Let generate set of $n$ observation over time $t$, denoted, $X_{1}, X_{2}, ..., X_{n}$ for $k$ observation $X=(x_{1}, x_{2}, ..., x_{k})$. We will use cumulative function for logistic distribution [4],
$$F(x;\mu,s) = \frac{1}{2} + \frac{1}{2} \tanh((x-\mu)/2s)$$, adding some random noise to make
it realistic.

Let's say there are $k=6$ observations with the following parameter sets, $\mu = \{9,2,3,5,7,5\}$  and $s=\{2,2,4,3,4,2\}$, we will utilise `mapply` [5] in generating a syntetic data frame.

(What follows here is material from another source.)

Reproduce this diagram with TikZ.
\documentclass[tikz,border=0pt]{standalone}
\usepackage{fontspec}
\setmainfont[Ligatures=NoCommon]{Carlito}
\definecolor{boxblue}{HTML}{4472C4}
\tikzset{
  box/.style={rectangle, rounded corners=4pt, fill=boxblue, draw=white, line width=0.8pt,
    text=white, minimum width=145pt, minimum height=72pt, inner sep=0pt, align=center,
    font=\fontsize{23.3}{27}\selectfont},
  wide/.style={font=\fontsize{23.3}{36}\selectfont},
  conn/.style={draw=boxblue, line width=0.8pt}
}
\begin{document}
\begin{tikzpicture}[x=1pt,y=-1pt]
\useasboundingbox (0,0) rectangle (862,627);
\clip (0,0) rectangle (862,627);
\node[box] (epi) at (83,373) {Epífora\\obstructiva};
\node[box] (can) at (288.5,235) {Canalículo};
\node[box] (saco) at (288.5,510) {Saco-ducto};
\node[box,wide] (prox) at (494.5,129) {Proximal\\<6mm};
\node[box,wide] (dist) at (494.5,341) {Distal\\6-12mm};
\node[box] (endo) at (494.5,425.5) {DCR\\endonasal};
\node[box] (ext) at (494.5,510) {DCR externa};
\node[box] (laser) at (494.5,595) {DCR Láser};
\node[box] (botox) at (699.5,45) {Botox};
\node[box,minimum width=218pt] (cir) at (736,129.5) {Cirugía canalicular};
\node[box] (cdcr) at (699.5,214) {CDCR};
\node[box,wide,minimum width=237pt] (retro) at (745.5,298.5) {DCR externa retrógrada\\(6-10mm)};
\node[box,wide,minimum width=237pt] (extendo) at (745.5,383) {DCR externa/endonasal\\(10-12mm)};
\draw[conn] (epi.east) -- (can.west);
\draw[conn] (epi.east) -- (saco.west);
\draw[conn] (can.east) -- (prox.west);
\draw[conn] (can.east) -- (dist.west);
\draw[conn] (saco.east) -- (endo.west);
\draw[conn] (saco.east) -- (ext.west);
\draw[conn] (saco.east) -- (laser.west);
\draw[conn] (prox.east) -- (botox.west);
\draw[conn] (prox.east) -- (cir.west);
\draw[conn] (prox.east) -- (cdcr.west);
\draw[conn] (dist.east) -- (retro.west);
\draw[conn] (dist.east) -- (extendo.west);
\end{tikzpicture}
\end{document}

generate_logit_cdf <- function(mu, s, 
                               sigma_y=0.1, 
                               x=seq(-5,20,0.1)) {
  x_ms <- (x-mu)/s
  y    <- 0.5 + 0.5 * tanh(x_ms)  
  y    <- abs(y + rnorm(length(x), 0, sigma_y))
  ix   <- which(y>=1.0)
  if(length(ix)>=1) { 
    y[ix] <- 1.0
  }
  return(y)
}
set.seed(424242)
x      <- seq(-5,20,0.025) # 1001 observation
mu_vec <- c(1,2,3,5,7,8)   # 6 variables
s_vec  <- c(2,2,4,3,4,2)
# Syntetic variables
observations_df<- mapply(generate_logit_cdf, 
                              mu_vec, 
                              s_vec, 
                              MoreArgs = list(x=x))
# Give them names
colnames(observations_df) <- c("Var1", "Var2", "Var3", "Var4", "Var5", "Var6")
head(observations_df)  

Smoothing of observations

Using the syntetic data we have generated, `observations_df`,
we can noq use `ggplot` and `quasibinomial` `glm` to visualise
and smooth the variables.


library(ggplot2)
 library(reshape2)
 df_all <- reshape2:::melt(observations_df)
 colnames(df_all) <- c("x", "observation", "y")
 df_all$observation <- as.factor(df_all$observation)
 p1<-ggplot(df_all, aes(x=x, y=y, colour=observation)) + geom_point() + 
        scale_color_brewer(palette = "Reds") +
        theme(
              panel.background = element_blank(), 
              axis.text.x      = element_text(face="bold", color="#000000", size=11),
              axis.text.y      = element_text(face="bold", color="#000000", size=11),
              axis.title.x     = element_text(face="bold", color="#000000", size=11),
              axis.title.y     = element_text(face="bold", color="#000000", size=11)
#              legend.position = "none"
              )
 l1<-ggplot(df_all, aes(x=x, y=y, colour=observation)) +
        geom_point(size=3) + scale_color_brewer(palette = "Reds") + 
        scale_color_brewer(palette = "Reds") + 
        #geom_smooth(method="loess", se = FALSE, size=1.5) +
        geom_smooth(aes(group=observation),method="glm", family=quasibinomial(), formula="y~x",
                       se = FALSE, size=1.5) +
        xlab("x") + 
        ylab("y") +
        #scale_y_continuous(breaks=seq(0.0,1,0.1)) +
        #scale_x_continuous(breaks=seq(0.0,230,20)) +
        #ggtitle("")  + 
        theme(
              panel.background = element_blank(), 
              axis.text.x      = element_text(face="bold", color="#000000", size=11),
              axis.text.y      = element_text(face="bold", color="#000000", size=11),
              axis.title.x     = element_text(face="bold", color="#000000", size=11),
              axis.title.y     = element_text(face="bold", color="#000000", size=11)
              )
 library(gridExtra)
 gridExtra:::grid.arrange(p1,l1)


References
[1] https://en.wikipedia.org/wiki/Logistic_distribution#Applications
[2] http://www.ggplot.org
[3] The Grammar of Graphics, L. Wilkinson, http://www.amzn.com/038724544
[4] http://en.wikipedia.org/wiki/Logistic_distribution#Cumulative_distribution_function.
[5] https://stat.ethz.ch/R-manual/R-devel/library/base/html/mapply.html

Notes:
* Quasibinomial distribution is as a term used in R's GLM implementation context, see here.